- [What the exercise asks] Pull every line with the word "Rebuild" out of the entries below.

— start —

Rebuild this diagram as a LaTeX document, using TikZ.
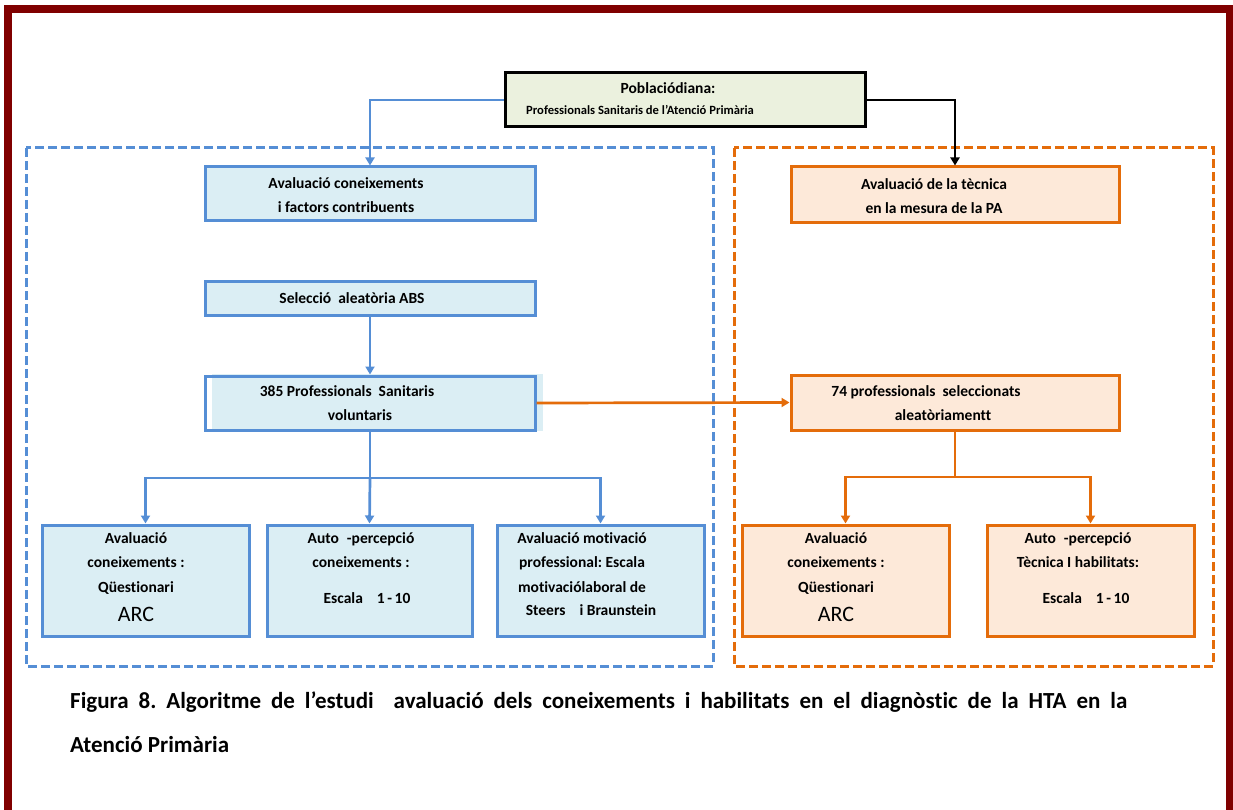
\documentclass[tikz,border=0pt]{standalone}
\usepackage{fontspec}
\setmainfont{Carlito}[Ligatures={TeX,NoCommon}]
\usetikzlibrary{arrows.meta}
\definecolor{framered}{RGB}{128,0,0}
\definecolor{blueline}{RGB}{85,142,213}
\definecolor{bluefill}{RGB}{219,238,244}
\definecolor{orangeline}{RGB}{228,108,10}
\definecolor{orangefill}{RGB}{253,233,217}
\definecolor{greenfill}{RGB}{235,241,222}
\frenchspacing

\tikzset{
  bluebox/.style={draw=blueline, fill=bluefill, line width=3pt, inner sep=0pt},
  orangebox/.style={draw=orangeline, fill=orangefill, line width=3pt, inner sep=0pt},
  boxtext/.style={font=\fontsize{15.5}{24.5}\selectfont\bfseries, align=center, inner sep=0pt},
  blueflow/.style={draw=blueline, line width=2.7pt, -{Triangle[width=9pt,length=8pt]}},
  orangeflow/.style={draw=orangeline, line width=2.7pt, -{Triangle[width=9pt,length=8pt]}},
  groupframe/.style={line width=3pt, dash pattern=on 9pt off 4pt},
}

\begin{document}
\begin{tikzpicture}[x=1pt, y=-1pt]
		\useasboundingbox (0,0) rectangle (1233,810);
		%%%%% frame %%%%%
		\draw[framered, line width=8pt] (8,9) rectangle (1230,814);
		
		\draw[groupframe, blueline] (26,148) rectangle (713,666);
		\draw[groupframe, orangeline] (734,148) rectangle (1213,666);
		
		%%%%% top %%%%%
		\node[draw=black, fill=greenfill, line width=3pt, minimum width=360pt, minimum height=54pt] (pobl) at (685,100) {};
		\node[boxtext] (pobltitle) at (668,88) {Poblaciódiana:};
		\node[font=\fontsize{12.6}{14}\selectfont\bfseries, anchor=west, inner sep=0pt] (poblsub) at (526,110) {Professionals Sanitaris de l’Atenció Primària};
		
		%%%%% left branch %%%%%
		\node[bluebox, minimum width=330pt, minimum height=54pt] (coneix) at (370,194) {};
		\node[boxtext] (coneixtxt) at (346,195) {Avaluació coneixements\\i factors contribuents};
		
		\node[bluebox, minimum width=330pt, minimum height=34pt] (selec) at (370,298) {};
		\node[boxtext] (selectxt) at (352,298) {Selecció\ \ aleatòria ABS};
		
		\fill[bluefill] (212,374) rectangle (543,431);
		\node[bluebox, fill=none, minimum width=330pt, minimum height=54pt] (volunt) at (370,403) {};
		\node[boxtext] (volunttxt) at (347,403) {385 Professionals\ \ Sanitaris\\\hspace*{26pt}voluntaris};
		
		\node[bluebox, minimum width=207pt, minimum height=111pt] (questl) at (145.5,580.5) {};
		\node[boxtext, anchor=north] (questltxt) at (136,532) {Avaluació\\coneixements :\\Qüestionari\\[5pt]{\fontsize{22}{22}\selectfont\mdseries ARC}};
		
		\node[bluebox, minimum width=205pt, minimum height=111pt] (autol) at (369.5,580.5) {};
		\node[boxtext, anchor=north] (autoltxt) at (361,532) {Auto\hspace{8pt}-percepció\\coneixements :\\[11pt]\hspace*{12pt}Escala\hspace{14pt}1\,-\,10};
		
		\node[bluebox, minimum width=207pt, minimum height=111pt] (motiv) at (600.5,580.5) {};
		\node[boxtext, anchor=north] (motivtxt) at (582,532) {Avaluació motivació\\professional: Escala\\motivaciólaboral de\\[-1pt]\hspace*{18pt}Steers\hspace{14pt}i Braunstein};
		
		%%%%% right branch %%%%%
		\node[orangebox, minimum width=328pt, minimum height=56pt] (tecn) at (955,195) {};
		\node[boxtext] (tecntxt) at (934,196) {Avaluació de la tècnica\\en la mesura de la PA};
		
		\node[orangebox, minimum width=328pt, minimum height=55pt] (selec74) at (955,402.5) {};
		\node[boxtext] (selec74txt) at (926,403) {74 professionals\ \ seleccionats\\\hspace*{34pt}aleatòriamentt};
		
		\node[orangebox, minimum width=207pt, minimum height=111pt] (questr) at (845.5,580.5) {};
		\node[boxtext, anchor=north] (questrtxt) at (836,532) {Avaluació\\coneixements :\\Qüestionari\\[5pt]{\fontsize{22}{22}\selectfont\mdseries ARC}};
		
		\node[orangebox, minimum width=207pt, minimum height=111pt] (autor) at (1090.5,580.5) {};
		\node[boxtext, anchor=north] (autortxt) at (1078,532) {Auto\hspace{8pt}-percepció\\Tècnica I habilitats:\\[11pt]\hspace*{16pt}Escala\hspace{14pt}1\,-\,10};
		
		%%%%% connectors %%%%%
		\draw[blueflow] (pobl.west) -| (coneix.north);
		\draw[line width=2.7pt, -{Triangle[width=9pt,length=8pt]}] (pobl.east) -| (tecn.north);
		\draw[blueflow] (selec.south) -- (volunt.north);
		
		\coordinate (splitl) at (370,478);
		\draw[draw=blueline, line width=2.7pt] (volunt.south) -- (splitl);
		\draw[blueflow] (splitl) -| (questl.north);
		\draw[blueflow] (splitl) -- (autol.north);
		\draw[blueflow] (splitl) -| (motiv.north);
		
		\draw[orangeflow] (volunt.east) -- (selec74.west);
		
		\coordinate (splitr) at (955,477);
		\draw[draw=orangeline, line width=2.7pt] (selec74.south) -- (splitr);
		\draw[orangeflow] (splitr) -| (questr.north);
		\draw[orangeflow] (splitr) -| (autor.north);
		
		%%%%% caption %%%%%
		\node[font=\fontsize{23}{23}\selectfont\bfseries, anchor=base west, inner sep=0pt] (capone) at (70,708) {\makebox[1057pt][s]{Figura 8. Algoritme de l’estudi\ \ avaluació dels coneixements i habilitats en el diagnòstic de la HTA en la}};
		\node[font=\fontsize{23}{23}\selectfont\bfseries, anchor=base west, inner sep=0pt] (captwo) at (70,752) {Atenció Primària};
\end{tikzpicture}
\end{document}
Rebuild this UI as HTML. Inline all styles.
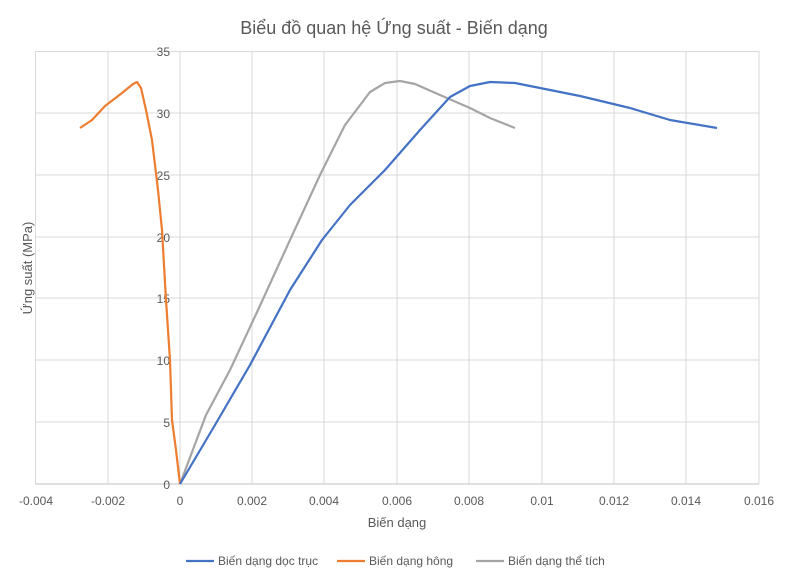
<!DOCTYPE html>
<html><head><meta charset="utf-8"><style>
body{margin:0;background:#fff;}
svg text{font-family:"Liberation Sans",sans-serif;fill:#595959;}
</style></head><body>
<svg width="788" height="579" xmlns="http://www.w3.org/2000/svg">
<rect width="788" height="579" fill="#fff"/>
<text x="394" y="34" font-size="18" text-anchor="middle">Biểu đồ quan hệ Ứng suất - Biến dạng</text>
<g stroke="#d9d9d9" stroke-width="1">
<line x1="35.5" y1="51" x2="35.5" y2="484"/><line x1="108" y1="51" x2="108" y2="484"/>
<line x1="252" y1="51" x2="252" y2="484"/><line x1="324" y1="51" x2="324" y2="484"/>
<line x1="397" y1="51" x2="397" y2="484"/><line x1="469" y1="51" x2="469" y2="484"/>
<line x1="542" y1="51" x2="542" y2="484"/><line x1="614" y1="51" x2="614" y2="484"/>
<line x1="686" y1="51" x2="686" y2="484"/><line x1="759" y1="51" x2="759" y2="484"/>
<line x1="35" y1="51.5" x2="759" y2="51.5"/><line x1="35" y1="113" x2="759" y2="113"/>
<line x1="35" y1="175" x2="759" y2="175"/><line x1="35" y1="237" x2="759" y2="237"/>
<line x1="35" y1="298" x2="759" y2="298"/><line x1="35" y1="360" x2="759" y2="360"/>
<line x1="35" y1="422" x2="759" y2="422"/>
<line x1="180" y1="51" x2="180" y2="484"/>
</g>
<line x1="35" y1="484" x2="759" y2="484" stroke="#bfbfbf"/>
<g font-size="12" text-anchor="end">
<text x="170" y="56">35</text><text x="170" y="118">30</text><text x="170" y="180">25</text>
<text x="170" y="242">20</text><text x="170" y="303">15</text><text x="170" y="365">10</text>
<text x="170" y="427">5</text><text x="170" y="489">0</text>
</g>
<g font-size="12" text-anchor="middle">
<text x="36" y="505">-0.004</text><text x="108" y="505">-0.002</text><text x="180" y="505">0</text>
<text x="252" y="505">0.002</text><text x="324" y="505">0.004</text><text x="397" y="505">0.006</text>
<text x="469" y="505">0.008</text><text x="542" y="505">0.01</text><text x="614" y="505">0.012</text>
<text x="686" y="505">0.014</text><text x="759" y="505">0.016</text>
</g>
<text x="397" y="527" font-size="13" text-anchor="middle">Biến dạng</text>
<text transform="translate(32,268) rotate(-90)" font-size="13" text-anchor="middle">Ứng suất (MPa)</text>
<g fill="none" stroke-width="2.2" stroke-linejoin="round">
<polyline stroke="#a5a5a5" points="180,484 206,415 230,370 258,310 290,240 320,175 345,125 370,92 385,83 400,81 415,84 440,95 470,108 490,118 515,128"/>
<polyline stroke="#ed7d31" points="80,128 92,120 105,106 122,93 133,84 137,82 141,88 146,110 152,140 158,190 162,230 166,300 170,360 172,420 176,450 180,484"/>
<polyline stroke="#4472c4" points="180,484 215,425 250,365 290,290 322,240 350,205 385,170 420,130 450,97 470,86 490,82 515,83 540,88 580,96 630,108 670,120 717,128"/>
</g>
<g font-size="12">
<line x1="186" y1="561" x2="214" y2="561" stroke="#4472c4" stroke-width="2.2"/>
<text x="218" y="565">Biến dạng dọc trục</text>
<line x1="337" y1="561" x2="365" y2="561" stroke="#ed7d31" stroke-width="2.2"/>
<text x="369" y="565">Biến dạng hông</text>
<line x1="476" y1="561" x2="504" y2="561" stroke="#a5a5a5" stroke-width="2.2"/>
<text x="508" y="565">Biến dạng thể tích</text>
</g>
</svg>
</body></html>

— end —

- [Correct response]
Rebuild this diagram as a LaTeX document, using TikZ.
Rebuild this UI as HTML. Inline all styles.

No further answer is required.